Infraestrutura deve surgir conforme demanda
Segundo o Statista, o número de carregadores de veículos elétricos rápidos disponíveis publicamente em todo o mundo cresceu 109% entre 2019 e 2021 — das quase 564 mil unidades, 83% foram encontrados na China. A partir desses números, não é surpresa afirmar que a infraestrutura de reabastecimento vai surgir conforme nascer a demanda.
A condição para instalar um posto de recarga rápida é infinitamente mais simples do que a de um posto de gasolina, que exige cavar, enterrar o tanque de combustíveis, selar o solo e buscar uma série de licenças ambientais. Basta uma rede de média tensão. O interesse econômico vai surgir, portanto, quando começar a ter demanda para isso.
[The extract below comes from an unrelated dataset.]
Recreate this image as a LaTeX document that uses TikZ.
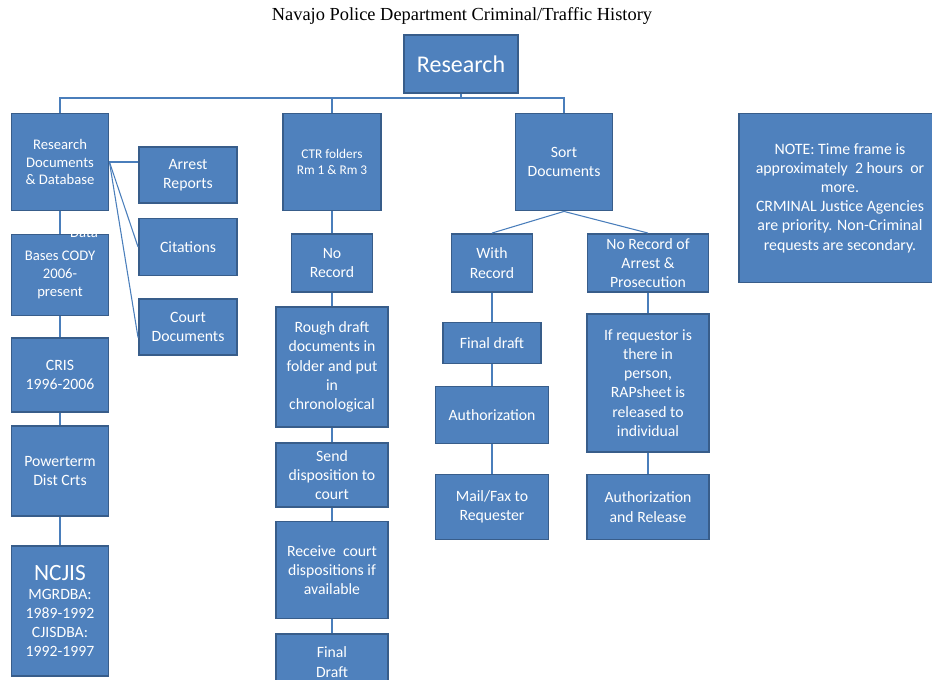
\documentclass[tikz,border=0pt]{standalone}
\usepackage{fontspec}
\setmainfont{Carlito}
\newfontfamily\titlefont{Liberation Serif}
\usepackage{tikz}
\usetikzlibrary{positioning}
\definecolor{boxblue}{HTML}{4F81BD}
\definecolor{boxline}{HTML}{385D8A}
\definecolor{linkblue}{HTML}{4A7EBB}
\tikzset{box/.style={rectangle, draw=boxline, fill=boxblue, text=white, line width=1.4pt,
                     align=center, inner sep=0pt, font=\fontsize{11.8}{14.4}\selectfont},
         small/.style={font=\fontsize{11}{13.2}\selectfont},
         link/.style={draw=linkblue, line width=0.8pt}}

\begin{document}
\begin{tikzpicture} [x=0.75pt, y=-0.75pt]
        \useasboundingbox (0,0) rectangle (932,680);
        \node[font=\titlefont\fontsize{13.8}{16}\selectfont] (title) at (462,16) {Navajo Police Department Criminal/Traffic History};
        \node[box, minimum width=85.5pt, minimum height=43.5pt, font=\fontsize{18}{21}\selectfont] (top) at (461,64) {Research};
        \coordinate (bus) at (461,98);
        % left column
        \node[box, small, minimum width=72.75pt, minimum height=72.75pt] (rd) at (60,162) {Research\\Documents\\\& Database};
        \node[box, minimum width=73.5pt, minimum height=42pt] (arrest) at (188,175) {Arrest\\Reports};
        \node[box, minimum width=73.5pt, minimum height=42.75pt] (cit) at (188,247) {Citations};
        \node[box, minimum width=73.5pt, minimum height=42pt] (court) at (188,327) {Court\\Documents};
        \node[box, small, minimum width=72.75pt, minimum height=60.75pt] (cody) at (60,275) {Bases CODY\\2006-\\present};
        \node[text=white, small] (data) at (84,233) {Data};
        \node[box, minimum width=72.75pt, minimum height=55.5pt] (cris) at (60,375) {CRIS\\1996-2006};
        \node[box, minimum width=72.75pt, minimum height=67.5pt] (power) at (60,471) {Powerterm\\Dist Crts};
        \node[box, minimum width=72.75pt, minimum height=97.5pt] (ncjis) at (60,611) {{\fontsize{17.5}{19}\selectfont NCJIS}\\MGRDBA:\\1989-1992\\CJISDBA:\\1992-1997};
        % middle column
        \node[box, minimum width=73.5pt, minimum height=72.75pt, font=\fontsize{10}{12.5}\selectfont] (ctr) at (332,162) {CTR folders\\Rm 1 \& Rm 3};
        \node[box, minimum width=60.75pt, minimum height=43.5pt] (norec) at (332,263) {No\\Record};
        \node[box, minimum width=84pt, minimum height=90pt] (rough) at (332,367) {Rough draft\\documents in\\folder and put\\in\\chronological};
        \node[box, minimum width=84pt, minimum height=48pt] (send) at (332,475) {Send\\disposition to\\court};
        \node[box, minimum width=84pt, minimum height=72.75pt] (receive) at (332,570) {Receive\ \ court\\dispositions if\\available};
        \node[box, minimum width=84pt, minimum height=42pt] (final) at (332,662) {Final\\Draft};
        % right column
        \node[box, minimum width=72.75pt, minimum height=72.75pt] (sort) at (564,162) {Sort\\Documents};
        \node[box, minimum width=60.75pt, minimum height=43.5pt] (withrec) at (492,263) {With\\Record};
        \node[box, minimum width=90.75pt, minimum height=43.5pt] (noarrest) at (648,263) {No Record of\\Arrest \&\\Prosecution};
        \node[box, minimum width=73.5pt, minimum height=30.75pt] (fdraft) at (492,343) {Final draft};
        \node[box, minimum width=84.75pt, minimum height=42.75pt] (auth) at (492,415) {Authorization};
        \node[box, minimum width=84.75pt, minimum height=48.75pt] (mail) at (492,507) {Mail/Fax to\\Requester};
        \node[box, minimum width=91.5pt, minimum height=103.5pt] (ifreq) at (648,383) {If requestor is\\there in\\person,\\RAPsheet is\\released to\\individual};
        \node[box, minimum width=91.5pt, minimum height=48.75pt] (authrel) at (648,507) {Authorization\\and Release};
        \node[box, minimum width=151.5pt, minimum height=126.75pt, font=\fontsize{11.9}{14.4}\selectfont] (note) at (840,198) {NOTE: Time frame is\\approximately\ \ 2 hours\ \ or\\more.\\CRMINAL Justice Agencies\\are priority. Non-Criminal\\requests are secondary.};
        \draw[link] (top.south) -- (top.south |- bus);
        \draw[link] (rd.north) -- (rd.north |- bus) -- (sort.north |- bus) -- (sort.north);
        \draw[link] (ctr.north) -- (ctr.north |- bus);
        \draw[link] (rd.east) -- (rd.east -| arrest.west);
        \draw[link] (rd.east) -- (cit.west);
        \draw[link] (rd.east) -- ([yshift=-8pt]court.west);
        \draw[link] (rd.south) -- (cody.north);
        \draw[link] (cody.south) -- (cris.north);
        \draw[link] (cris.south) -- (power.north);
        \draw[link] (power.south) -- (ncjis.north);
        \draw[link] (ctr.south) -- (norec.north);
        \draw[link] (norec.south) -- (rough.north);
        \draw[link] (rough.south) -- (send.north);
        \draw[link] (send.south) -- (receive.north);
        \draw[link] (receive.south) -- (final.north);
        \draw[link] (sort.south) -- (withrec.north);
        \draw[link] (sort.south) -- (noarrest.north);
        \draw[link] (withrec.south) -- (fdraft.north);
        \draw[link] (fdraft.south) -- (auth.north);
        \draw[link] (auth.south) -- (mail.north);
        \draw[link] (noarrest.south) -- (ifreq.north);
        \draw[link] (ifreq.south) -- (authrel.north);
    \end{tikzpicture}
\end{document}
Não se pode negar que a eletrificação é uma realidade, por ser um degrau evolutivo na tecnologia da indústria automobilística, e que o caminho para zerar as emissões não será necessariamente linear, já que cada região pode evoluir ao longo do tempo transitando por diferentes inovações. Mesmo com os desafios apresentados pelo setor, o interesse das empresas, principalmente aquelas que tem a temática ESG como prioridade, e dos consumidores só aumenta. É preciso superar as barreiras para ser cada vez mais verde.
Para ABVE, eletromobilidade é a grande fronteira tecnológica do século XXI
A ABVE e o Instituto de Engenharia assinaram, em agosto, a Carta da Eletromobilidade, em que defendem uma política nacional de transporte sustentável no Brasil e colocam o país como um dos poucos no mundo que podem ter mais de uma tecnologia para enfrentar a questão das emissões e mobilidade sustentável, onde a eletrificação, junto com os biocombustíveis, terá papel relevante. No texto, assinado pelos presidentes, a eletromobilidade é vista como a grande fronteira tecnológica da indústria do século XXI.
Ao redor do mundo, outras nações incentivam os carros elétricos e os colocam como a única solução possível para o problema da emissão de gases poluentes. Nos Estados Unidos, por exemplo, o governo de Joe Biden estabeleceu como meta ter 100% da sua frota eletrificada até 2030. Já em Portugal, o governo federal ofereceu incentivo de 4 mil euros para aqueles que tivessem interesse em comprar um carro elétrico novo no país.
Outro bom exemplo de adaptação vem da Alemanha, onde um a cada três carros novos são elétricos. Já na China, os veículos elétricos são vistos como o futuro: estima-se que entre 25 e 50% do mercado de veículos de passageiros até 2025 seja de carros movidos por tração elétrica. No entanto, é a Noruega que tem a maior participação de veículos elétricos em sua frota: esses automóveis representaram a maioria dos novos registros em 2020. A explicação está nos fortes incentivos apresentados pelo governo norueguês.
Outro levantamento do Statista aponta que, entre 2021 e 2027, o tamanho do mercado global de veículos elétricos deve aumentar mais de quatro vezes e atingir cerca de 1,4 trilhão de dólares. Enquanto países como China e Alemanha conseguem aumentar sua frota de carros elétricos, nações como o Brasil, que já utilizam uma energia mais limpa, passam por dificuldades por falta de incentivos do governo, o que acarreta altos custos.
*Alexandre Ribas é sócio da Falconi desde 2014 e diretor da Unidade de Indústria de Bens Duráveis, segmento que engloba os setores de veículos e autopeças, da consultoria.